[Data extracted from a collection]
◇ ◇ ◇ ◇ ◇ ◇ ◇

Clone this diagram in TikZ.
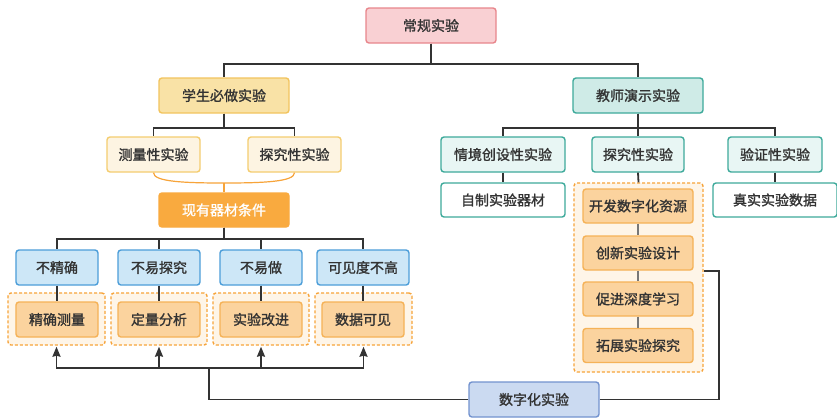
\documentclass[tikz,border=0pt]{standalone}
\usepackage{fontspec}
\setmainfont{Noto Sans CJK SC}[FakeBold=1.3]
\usepackage{tikz}
\usetikzlibrary{arrows,arrows.meta,backgrounds}

\definecolor{darkline}{HTML}{333333}
\definecolor{grayline}{HTML}{777777}
\definecolor{txt}{HTML}{333333}
\definecolor{rootfill}{HTML}{F9D0D3}
\definecolor{rootdraw}{HTML}{E8868C}
\definecolor{stufill}{HTML}{F9E2A6}
\definecolor{studraw}{HTML}{F2C45E}
\definecolor{kindfill}{HTML}{FDF4E2}
\definecolor{kinddraw}{HTML}{F4CD70}
\definecolor{condfill}{HTML}{F9AA3F}
\definecolor{probfill}{HTML}{CDE7F7}
\definecolor{probdraw}{HTML}{4C9ED9}
\definecolor{gainfill}{HTML}{FBD39E}
\definecolor{gaindraw}{HTML}{F5B257}
\definecolor{dashfill}{HTML}{FEF5E8}
\definecolor{dashdraw}{HTML}{F7A43A}
\definecolor{teafill}{HTML}{CFEBE7}
\definecolor{teadraw}{HTML}{3EAA9B}
\definecolor{demofill}{HTML}{E8F6F4}
\definecolor{digifill}{HTML}{CBDAF1}
\definecolor{digidraw}{HTML}{7393CF}

\begin{document}
\begin{tikzpicture}[x=1bp,y=-1bp,font=\fontsize{14bp}{16bp}\selectfont]

\tikzstyle{block} = [draw, text centered, rounded corners=3bp, line width=1.4bp, text=txt, inner sep=0pt, minimum height=35bp]
\tikzstyle{dashblock} = [draw=dashdraw, fill=dashfill, rounded corners=3bp, line width=1.4bp, dash pattern=on 3bp off 2bp, inner sep=0pt]
\tikzstyle{conn} = [draw=darkline, line width=1.8bp]
\tikzstyle{innerconn} = [draw=grayline, line width=1.8bp]
\tikzstyle{uparrow} = [draw=darkline, line width=1.8bp, -{Stealth[length=10bp,width=8bp,inset=1bp]}]

\useasboundingbox (0,0) rectangle (837,417);
\draw node (anchor) at (0,0) {};

%Root: top middle

\path (anchor)+(431,25.5) node (root) [block, fill=rootfill, draw=rootdraw, minimum width=130bp] {常规实验};

%Student experiments: left

\path (root)+(-207,70) node (stu) [block, fill=stufill, draw=studraw, minimum width=130bp] {学生必做实验};

\path (stu)+(-70.5,59) node (meas) [block, fill=kindfill, draw=kinddraw, minimum width=93bp] {测量性实验};
\path (stu)+(70.5,59) node (expl) [block, fill=kindfill, draw=kinddraw, minimum width=93bp] {探究性实验};

\path (stu)+(0,114.5) node (cond) [block, fill=condfill, draw=condfill, text=white, minimum width=130bp, minimum height=34bp] {现有器材条件};
\path (stu)+(0,87.5) coordinate (arc_mid);

%Problems and gains: bottom left

\path (anchor)+(57,267.5) node (prob_1) [block, fill=probfill, draw=probdraw, minimum width=82bp] {不精确};
\path (prob_1)+(102,0) node (prob_2) [block, fill=probfill, draw=probdraw, minimum width=82bp] {不易探究};
\path (prob_2)+(102,0) node (prob_3) [block, fill=probfill, draw=probdraw, minimum width=82bp] {不易做};
\path (prob_3)+(102,0) node (prob_4) [block, fill=probfill, draw=probdraw, minimum width=92bp] {可见度不高};

\path (prob_1)+(-0.5,51.5) node (dash_1) [dashblock, minimum width=97bp, minimum height=52bp] {};
\path (prob_2)+(0,51.5) node (dash_2) [dashblock, minimum width=96bp, minimum height=52bp] {};
\path (prob_3)+(0,51.5) node (dash_3) [dashblock, minimum width=96bp, minimum height=52bp] {};
\path (prob_4)+(0.5,51.5) node (dash_4) [dashblock, minimum width=97bp, minimum height=52bp] {};

\path (prob_1)+(0,52) node (gain_1) [block, fill=gainfill, draw=gaindraw, minimum width=82bp] {精确测量};
\path (prob_2)+(0,52) node (gain_2) [block, fill=gainfill, draw=gaindraw, minimum width=82bp] {定量分析};
\path (prob_3)+(0,52) node (gain_3) [block, fill=gainfill, draw=gaindraw, minimum width=82bp] {实验改进};
\path (prob_4)+(0,52) node (gain_4) [block, fill=gainfill, draw=gaindraw, minimum width=82bp] {数据可见};

%Teacher experiments: right

\path (root)+(207,70) node (tea) [block, fill=teafill, draw=teadraw, minimum width=130bp] {教师演示实验};

\path (tea)+(-135,59) node (demo_1) [block, fill=demofill, draw=teadraw, minimum width=124bp] {情境创设性实验};
\path (tea)+(0,59) node (demo_2) [block, fill=demofill, draw=teadraw, minimum width=92bp] {探究性实验};
\path (tea)+(137,59) node (demo_3) [block, fill=demofill, draw=teadraw, minimum width=94bp] {验证性实验};

\path (demo_1)+(0,45.5) node (self_made) [block, fill=white, draw=teadraw, minimum width=124bp, minimum height=34bp] {自制实验器材};
\path (demo_3)+(0,45.5) node (real_data) [block, fill=white, draw=teadraw, minimum width=124bp, minimum height=34bp] {真实实验数据};

\path (demo_2)+(0.5,123) node (dash_r) [dashblock, minimum width=129bp, minimum height=189bp] {};

\path (demo_2)+(0,51.5) node (ext_1) [block, fill=gainfill, draw=gaindraw, minimum width=110bp, minimum height=34bp] {开发数字化资源};
\path (ext_1)+(0,47) node (ext_2) [block, fill=gainfill, draw=gaindraw, minimum width=110bp, minimum height=34bp] {创新实验设计};
\path (ext_2)+(0,46) node (ext_3) [block, fill=gainfill, draw=gaindraw, minimum width=110bp, minimum height=34bp] {促进深度学习};
\path (ext_3)+(0,46.5) node (ext_4) [block, fill=gainfill, draw=gaindraw, minimum width=110bp, minimum height=34bp] {拓展实验探究};

%Digital experiment: bottom

\path (anchor)+(534,399.5) node (digi) [block, fill=digifill, draw=digidraw, minimum width=130bp] {数字化实验};

%Arrows

\draw [conn] (root.south) -- ++(0,20) -| (stu.north);
\draw [conn] (root.south) -- ++(0,20) -| (tea.north);

\draw [conn] (stu.south) -- ++(0,14) -| (meas.north);
\draw [conn] (stu.south) -- ++(0,14) -| (expl.north);

\draw [draw=dashdraw, line width=1.2bp] (meas.south) .. controls +(0,9) and +(-40,0) .. (arc_mid)
  .. controls +(40,0) and +(0,9) .. (expl.south);
\draw [draw=dashdraw, line width=1.2bp] (arc_mid) -- (cond.north);

\foreach \i in {1,...,4} {
  \draw [conn] (cond.south) -- ++(0,11) -| (prob_\i.north);
  \draw [conn] (prob_\i.south) -- (gain_\i.north);
}

\draw [conn] (tea.south) -- ++(0,14) -| (demo_1.north);
\draw [conn] (tea.south) -- ++(0,14) -| (demo_3.north);
\draw [conn] (tea.south) -- (demo_2.north);
\draw [conn] (demo_1.south) -- (self_made.north);
\draw [conn] (demo_3.south) -- (real_data.north);
\draw [conn] (demo_2.south) -- (dash_r.north);

\draw [innerconn] (ext_1) -- (ext_2);
\draw [innerconn] (ext_2) -- (ext_3);
\draw [innerconn] (ext_3) -- (ext_4);

\path (digi.west)+(-259,-31.5) coordinate (bus);
\draw [conn] (digi.west) -| (bus);
\foreach \i in {1,...,4} {
  \draw [conn] (bus) -| ([yshift=-8bp]dash_\i.south);
  \draw [uparrow] ([yshift=-8bp]dash_\i.south) -- ([yshift=-1bp]dash_\i.south);
}
\draw [conn] (digi.east) -- ++(119,0) |- (dash_r.east |- ext_2.south);

\begin{pgfonlayer}{background}
\fill [white] (0,0) rectangle (837,417);
\end{pgfonlayer}

\end{tikzpicture}
\end{document}
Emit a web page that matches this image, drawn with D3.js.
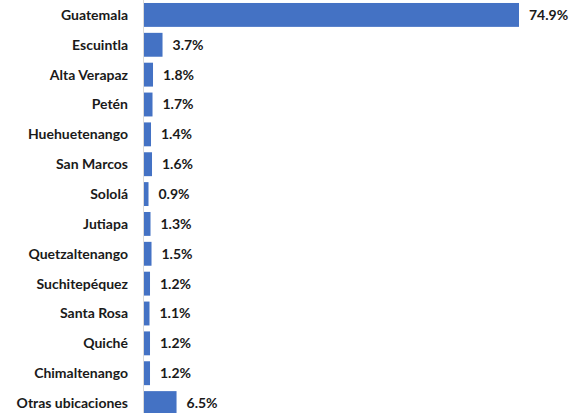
<!DOCTYPE html>
<html><head><meta charset="utf-8">
<script src="https://cdn.jsdelivr.net/npm/d3@7"></script>
<style>body{margin:0;background:#fff}svg{display:block}</style>
</head><body>
<script>
const categories = ["Guatemala","Escuintla","Alta Verapaz","Petén","Huehuetenango","San Marcos","Sololá","Jutiapa","Quetzaltenango","Suchitepéquez","Santa Rosa","Quiché","Chimaltenango","Otras ubicaciones"];
const values = [74.9,3.7,1.8,1.7,1.4,1.6,0.9,1.3,1.5,1.2,1.1,1.2,1.2,6.5];
const data = categories.map((c,i)=>({c, v: values[i]}));

const W=580,H=413;
const svg=d3.select("body").append("svg").attr("width",W).attr("height",H);
const x0=144;
const x=d3.scaleLinear().domain([0,74.9]).range([x0,519]);
const y=d3.scaleBand().domain(categories).range([0,418]).paddingInner(0.2).paddingOuter(0.1);

svg.append("g").selectAll("rect").data(data).join("rect")
  .attr("x",x(0)).attr("y",d=>y(d.c)).attr("width",d=>x(d.v)-x(0)).attr("height",y.bandwidth())
  .attr("fill","#4472C4");

svg.append("line").attr("x1",143.5).attr("x2",143.5).attr("y1",0).attr("y2",H)
  .attr("stroke","#d9d9d9").attr("stroke-width",1);

const font="Lato, 'Open Sans', sans-serif";
const fs=14;
svg.append("g").selectAll("text").data(data).join("text")
  .attr("x",128).attr("y",d=>y(d.c)+y.bandwidth()/2).attr("dy","0.35em")
  .attr("text-anchor","end").attr("font-family",font).attr("font-weight","bold")
  .attr("font-size",fs).attr("fill","#1a1a1a").text(d=>d.c);

svg.append("g").selectAll("text").data(data).join("text")
  .attr("x",d=>x(d.v)+10).attr("y",d=>y(d.c)+y.bandwidth()/2).attr("dy","0.35em")
  .attr("font-family",font).attr("font-weight","bold")
  .attr("font-size",fs).attr("fill","#1a1a1a").text(d=>d.v.toFixed(1)+"%");
</script>
</body></html>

◇ ◇ ◇ ◇ ◇ ◇ ◇

◆ **Task directions**:
For the data above, state only how many lines include the word "this".

◆ **Exercise response**:
2